Set aside the pictures and output only the lines from the one containing "Write a LaTeX" up to and including the one containing "(0,0) rectangle (1008,689);".

----------------------------------------

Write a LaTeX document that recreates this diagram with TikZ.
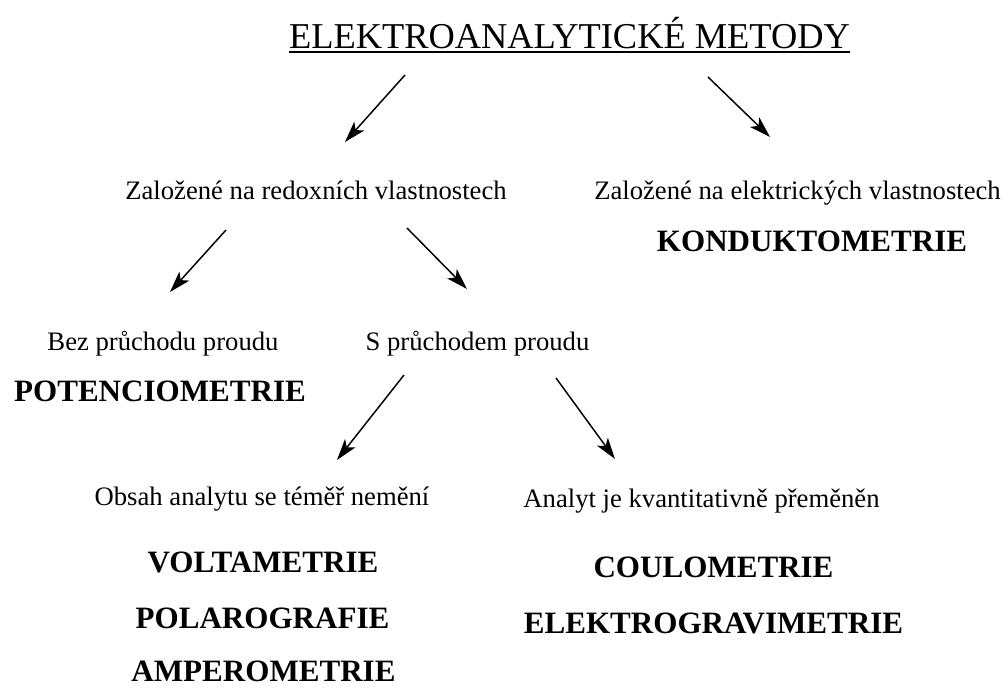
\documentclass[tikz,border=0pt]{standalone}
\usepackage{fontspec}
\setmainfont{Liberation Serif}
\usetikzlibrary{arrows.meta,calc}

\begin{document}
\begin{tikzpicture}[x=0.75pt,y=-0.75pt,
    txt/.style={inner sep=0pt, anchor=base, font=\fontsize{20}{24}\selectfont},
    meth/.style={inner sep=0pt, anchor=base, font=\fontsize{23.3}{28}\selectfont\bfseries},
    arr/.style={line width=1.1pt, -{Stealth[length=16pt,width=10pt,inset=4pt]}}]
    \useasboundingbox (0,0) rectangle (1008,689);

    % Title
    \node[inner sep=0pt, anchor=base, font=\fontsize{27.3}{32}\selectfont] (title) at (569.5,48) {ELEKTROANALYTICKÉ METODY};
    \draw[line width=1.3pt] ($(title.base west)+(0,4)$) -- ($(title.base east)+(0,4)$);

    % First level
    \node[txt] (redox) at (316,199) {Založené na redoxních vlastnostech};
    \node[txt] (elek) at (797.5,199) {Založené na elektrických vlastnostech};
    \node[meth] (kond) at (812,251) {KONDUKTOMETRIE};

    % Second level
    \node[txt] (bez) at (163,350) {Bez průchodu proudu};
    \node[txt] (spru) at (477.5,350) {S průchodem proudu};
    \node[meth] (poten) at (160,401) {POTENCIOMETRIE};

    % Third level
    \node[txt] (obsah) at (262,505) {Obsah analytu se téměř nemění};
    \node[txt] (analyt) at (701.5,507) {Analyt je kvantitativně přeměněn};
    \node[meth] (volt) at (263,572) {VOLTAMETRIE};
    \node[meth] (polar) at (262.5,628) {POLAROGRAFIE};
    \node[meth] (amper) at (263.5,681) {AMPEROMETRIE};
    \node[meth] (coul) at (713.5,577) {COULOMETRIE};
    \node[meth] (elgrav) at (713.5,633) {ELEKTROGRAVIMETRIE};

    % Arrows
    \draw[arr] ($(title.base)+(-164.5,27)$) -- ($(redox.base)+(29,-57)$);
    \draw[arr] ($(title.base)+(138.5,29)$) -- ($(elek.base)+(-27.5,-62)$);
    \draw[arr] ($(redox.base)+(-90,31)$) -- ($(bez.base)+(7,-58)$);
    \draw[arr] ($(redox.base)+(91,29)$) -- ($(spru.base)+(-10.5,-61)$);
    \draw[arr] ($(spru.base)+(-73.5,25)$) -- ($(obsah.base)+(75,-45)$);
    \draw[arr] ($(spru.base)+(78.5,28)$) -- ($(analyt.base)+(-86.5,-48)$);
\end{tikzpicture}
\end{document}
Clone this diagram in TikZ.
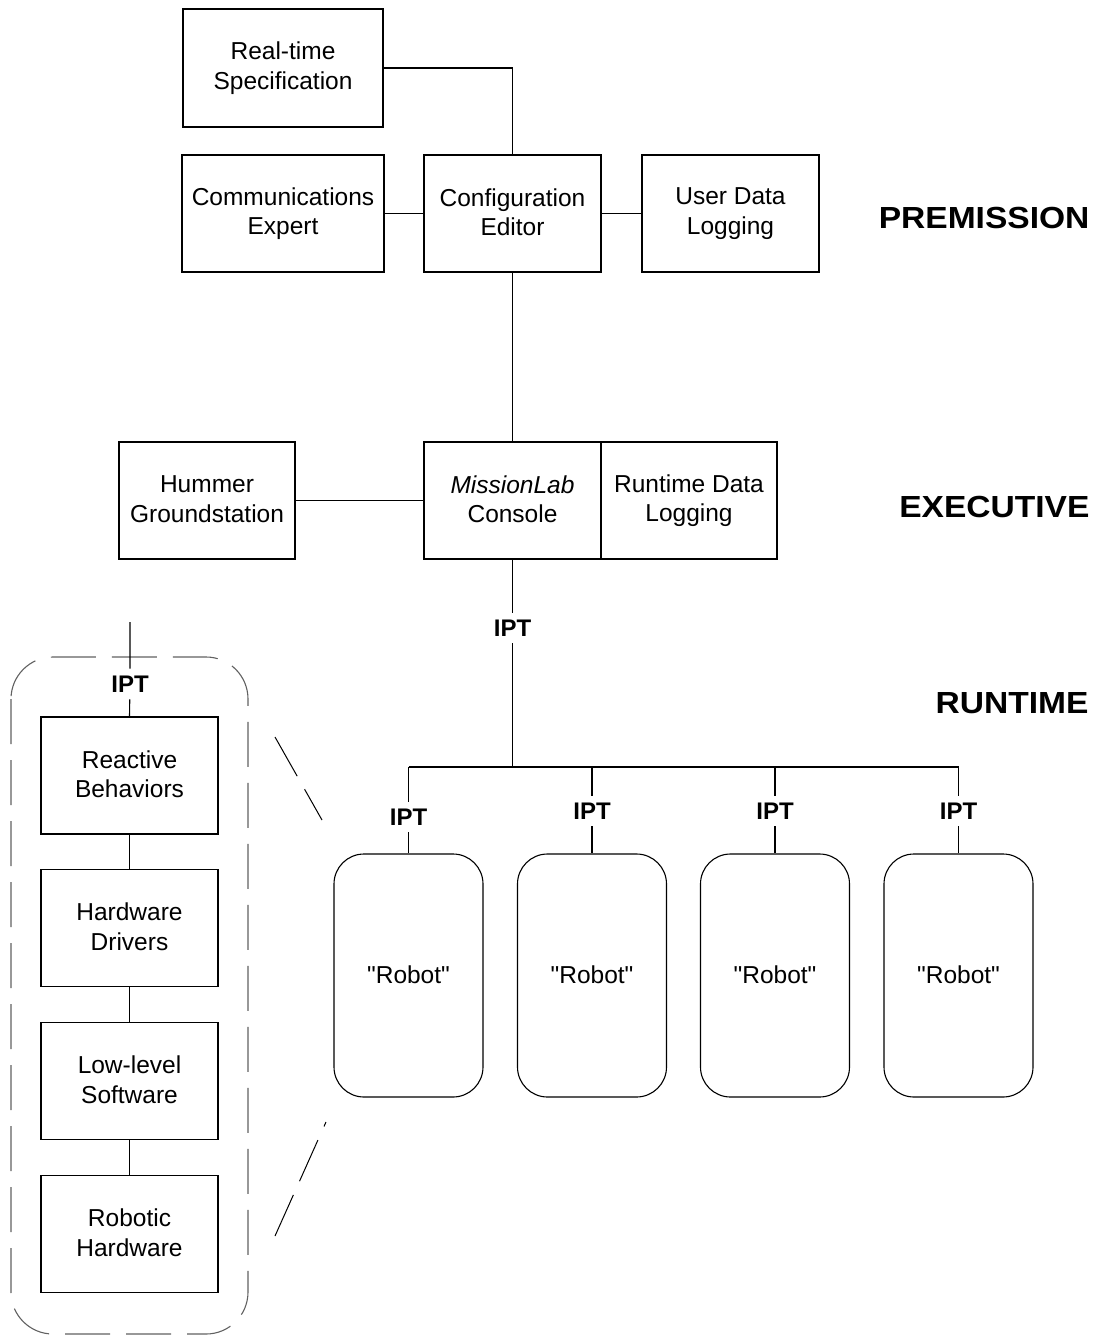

----------------------------------------

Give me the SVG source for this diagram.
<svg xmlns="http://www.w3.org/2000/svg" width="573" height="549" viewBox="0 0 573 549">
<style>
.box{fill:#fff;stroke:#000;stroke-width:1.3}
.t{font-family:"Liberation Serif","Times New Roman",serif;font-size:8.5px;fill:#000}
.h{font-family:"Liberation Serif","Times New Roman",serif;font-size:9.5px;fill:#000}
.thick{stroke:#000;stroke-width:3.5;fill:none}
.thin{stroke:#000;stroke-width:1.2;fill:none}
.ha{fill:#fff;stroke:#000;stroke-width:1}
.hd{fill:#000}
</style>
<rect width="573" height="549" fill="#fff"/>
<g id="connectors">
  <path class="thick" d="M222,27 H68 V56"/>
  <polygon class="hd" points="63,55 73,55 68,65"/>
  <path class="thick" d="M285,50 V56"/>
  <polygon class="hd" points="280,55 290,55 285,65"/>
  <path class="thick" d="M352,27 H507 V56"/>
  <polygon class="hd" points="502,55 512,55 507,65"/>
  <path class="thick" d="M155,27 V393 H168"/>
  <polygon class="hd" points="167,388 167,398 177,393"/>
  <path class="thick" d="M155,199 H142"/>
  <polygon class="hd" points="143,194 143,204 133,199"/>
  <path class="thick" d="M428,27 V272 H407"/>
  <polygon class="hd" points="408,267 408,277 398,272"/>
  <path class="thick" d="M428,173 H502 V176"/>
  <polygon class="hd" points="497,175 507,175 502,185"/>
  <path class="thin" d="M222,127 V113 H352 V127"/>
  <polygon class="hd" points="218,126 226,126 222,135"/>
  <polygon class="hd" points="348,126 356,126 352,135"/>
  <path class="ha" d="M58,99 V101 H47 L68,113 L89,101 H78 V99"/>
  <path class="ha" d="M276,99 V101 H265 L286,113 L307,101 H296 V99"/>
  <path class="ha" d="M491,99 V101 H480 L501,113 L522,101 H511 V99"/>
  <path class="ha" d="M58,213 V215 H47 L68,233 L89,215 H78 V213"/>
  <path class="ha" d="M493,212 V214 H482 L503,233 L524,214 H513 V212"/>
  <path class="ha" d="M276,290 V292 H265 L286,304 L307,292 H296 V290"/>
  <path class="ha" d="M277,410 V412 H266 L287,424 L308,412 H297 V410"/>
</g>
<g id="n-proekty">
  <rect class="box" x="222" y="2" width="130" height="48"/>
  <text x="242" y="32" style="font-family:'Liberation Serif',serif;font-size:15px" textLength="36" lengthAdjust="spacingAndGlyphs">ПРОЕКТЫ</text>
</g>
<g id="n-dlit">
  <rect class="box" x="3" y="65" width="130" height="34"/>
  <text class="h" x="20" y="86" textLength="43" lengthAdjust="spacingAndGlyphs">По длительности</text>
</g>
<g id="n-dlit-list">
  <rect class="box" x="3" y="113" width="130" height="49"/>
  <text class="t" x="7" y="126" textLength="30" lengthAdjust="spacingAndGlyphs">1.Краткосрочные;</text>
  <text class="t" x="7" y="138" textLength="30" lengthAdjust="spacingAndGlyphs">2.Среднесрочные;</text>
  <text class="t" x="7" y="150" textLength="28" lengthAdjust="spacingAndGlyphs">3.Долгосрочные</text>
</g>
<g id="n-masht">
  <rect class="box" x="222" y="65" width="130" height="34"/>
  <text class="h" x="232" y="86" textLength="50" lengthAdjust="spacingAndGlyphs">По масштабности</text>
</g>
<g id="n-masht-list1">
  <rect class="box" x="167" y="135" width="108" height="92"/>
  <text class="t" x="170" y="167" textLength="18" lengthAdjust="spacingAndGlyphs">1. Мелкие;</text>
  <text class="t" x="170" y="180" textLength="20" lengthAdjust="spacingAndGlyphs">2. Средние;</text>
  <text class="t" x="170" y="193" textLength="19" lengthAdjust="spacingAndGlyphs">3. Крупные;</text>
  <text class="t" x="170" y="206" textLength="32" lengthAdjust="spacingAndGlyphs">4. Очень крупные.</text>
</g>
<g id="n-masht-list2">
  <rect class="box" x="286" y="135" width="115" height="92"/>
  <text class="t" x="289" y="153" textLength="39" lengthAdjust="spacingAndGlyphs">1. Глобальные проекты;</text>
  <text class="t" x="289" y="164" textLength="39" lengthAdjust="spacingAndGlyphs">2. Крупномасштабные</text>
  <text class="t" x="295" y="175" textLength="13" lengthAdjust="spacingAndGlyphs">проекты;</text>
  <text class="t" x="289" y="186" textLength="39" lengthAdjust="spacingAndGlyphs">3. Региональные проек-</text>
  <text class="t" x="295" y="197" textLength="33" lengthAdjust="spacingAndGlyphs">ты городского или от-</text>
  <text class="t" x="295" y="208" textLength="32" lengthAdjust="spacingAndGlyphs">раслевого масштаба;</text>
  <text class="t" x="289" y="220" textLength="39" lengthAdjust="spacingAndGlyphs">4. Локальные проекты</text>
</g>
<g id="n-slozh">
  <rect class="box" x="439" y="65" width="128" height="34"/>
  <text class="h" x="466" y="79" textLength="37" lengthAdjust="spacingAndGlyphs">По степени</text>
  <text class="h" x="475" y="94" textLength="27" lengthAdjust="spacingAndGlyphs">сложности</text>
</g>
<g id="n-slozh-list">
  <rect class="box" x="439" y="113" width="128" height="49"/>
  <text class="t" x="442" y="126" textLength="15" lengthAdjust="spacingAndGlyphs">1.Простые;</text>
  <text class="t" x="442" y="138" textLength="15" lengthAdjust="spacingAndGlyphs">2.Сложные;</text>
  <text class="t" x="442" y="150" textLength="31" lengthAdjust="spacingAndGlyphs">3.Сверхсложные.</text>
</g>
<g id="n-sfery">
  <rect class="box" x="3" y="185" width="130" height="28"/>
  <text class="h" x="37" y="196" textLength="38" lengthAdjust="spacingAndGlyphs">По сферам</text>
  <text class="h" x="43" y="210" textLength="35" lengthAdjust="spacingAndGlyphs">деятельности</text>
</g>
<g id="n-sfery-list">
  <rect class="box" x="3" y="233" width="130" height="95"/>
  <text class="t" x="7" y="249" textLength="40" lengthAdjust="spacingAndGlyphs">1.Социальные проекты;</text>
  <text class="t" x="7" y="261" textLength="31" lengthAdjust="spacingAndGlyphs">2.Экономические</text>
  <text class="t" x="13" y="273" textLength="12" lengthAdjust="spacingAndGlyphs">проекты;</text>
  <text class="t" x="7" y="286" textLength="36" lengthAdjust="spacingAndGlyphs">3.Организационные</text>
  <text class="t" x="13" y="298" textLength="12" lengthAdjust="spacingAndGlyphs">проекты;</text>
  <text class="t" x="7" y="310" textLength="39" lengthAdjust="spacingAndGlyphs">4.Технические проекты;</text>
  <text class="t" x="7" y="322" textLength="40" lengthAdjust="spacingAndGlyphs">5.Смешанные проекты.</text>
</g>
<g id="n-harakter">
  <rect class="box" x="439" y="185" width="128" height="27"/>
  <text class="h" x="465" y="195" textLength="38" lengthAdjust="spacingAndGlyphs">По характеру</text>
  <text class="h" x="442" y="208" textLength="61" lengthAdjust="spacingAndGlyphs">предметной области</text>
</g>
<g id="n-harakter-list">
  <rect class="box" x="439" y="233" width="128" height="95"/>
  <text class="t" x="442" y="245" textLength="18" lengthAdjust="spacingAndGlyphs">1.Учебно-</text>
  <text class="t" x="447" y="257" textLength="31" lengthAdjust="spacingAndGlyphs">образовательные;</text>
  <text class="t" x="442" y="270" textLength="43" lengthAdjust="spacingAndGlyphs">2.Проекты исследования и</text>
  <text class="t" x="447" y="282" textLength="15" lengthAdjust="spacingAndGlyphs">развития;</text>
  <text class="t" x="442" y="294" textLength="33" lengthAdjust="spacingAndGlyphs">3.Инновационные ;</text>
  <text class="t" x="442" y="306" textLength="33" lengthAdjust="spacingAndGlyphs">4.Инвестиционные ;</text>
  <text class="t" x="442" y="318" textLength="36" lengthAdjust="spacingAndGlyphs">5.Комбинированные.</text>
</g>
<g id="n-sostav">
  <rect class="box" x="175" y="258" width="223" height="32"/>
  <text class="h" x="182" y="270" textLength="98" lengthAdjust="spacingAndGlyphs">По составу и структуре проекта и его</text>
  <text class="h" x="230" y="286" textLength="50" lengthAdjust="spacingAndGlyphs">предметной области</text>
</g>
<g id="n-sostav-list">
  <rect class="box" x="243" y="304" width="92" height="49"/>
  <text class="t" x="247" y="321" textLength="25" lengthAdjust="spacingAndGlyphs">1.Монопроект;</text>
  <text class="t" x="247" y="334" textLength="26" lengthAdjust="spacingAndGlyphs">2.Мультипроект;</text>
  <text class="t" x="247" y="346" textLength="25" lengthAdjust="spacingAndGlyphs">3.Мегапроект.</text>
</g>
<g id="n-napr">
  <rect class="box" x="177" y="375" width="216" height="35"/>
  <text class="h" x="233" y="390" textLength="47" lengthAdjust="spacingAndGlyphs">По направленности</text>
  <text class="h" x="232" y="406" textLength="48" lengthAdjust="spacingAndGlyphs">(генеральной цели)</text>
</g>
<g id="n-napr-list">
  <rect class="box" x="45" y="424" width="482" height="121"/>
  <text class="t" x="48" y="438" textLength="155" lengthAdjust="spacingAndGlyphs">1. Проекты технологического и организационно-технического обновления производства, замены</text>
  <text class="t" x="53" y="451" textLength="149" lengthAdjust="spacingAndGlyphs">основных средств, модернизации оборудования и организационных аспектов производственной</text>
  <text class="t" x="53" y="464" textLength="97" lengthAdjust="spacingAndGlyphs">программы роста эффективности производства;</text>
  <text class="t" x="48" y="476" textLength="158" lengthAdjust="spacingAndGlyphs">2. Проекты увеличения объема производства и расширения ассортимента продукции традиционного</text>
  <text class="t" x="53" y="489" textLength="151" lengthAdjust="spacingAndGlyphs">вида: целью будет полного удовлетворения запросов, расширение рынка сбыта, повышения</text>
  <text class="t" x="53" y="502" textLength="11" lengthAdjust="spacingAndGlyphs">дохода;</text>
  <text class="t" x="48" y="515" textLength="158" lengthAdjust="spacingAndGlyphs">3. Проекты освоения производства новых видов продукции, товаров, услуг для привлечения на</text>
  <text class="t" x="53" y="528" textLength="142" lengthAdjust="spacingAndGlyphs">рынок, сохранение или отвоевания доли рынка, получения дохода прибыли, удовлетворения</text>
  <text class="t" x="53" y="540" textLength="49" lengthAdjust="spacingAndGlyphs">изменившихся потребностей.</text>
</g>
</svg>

----------------------------------------

## Result of this exercise:
Write a LaTeX document that recreates this diagram with TikZ.
\documentclass[tikz,border=0pt]{standalone}
\usepackage{fontspec}
\setmainfont{Liberation Serif}
\usetikzlibrary{arrows.meta,calc}

\begin{document}
\begin{tikzpicture}[x=0.75pt,y=-0.75pt,
    txt/.style={inner sep=0pt, anchor=base, font=\fontsize{20}{24}\selectfont},
    meth/.style={inner sep=0pt, anchor=base, font=\fontsize{23.3}{28}\selectfont\bfseries},
    arr/.style={line width=1.1pt, -{Stealth[length=16pt,width=10pt,inset=4pt]}}]
    \useasboundingbox (0,0) rectangle (1008,689);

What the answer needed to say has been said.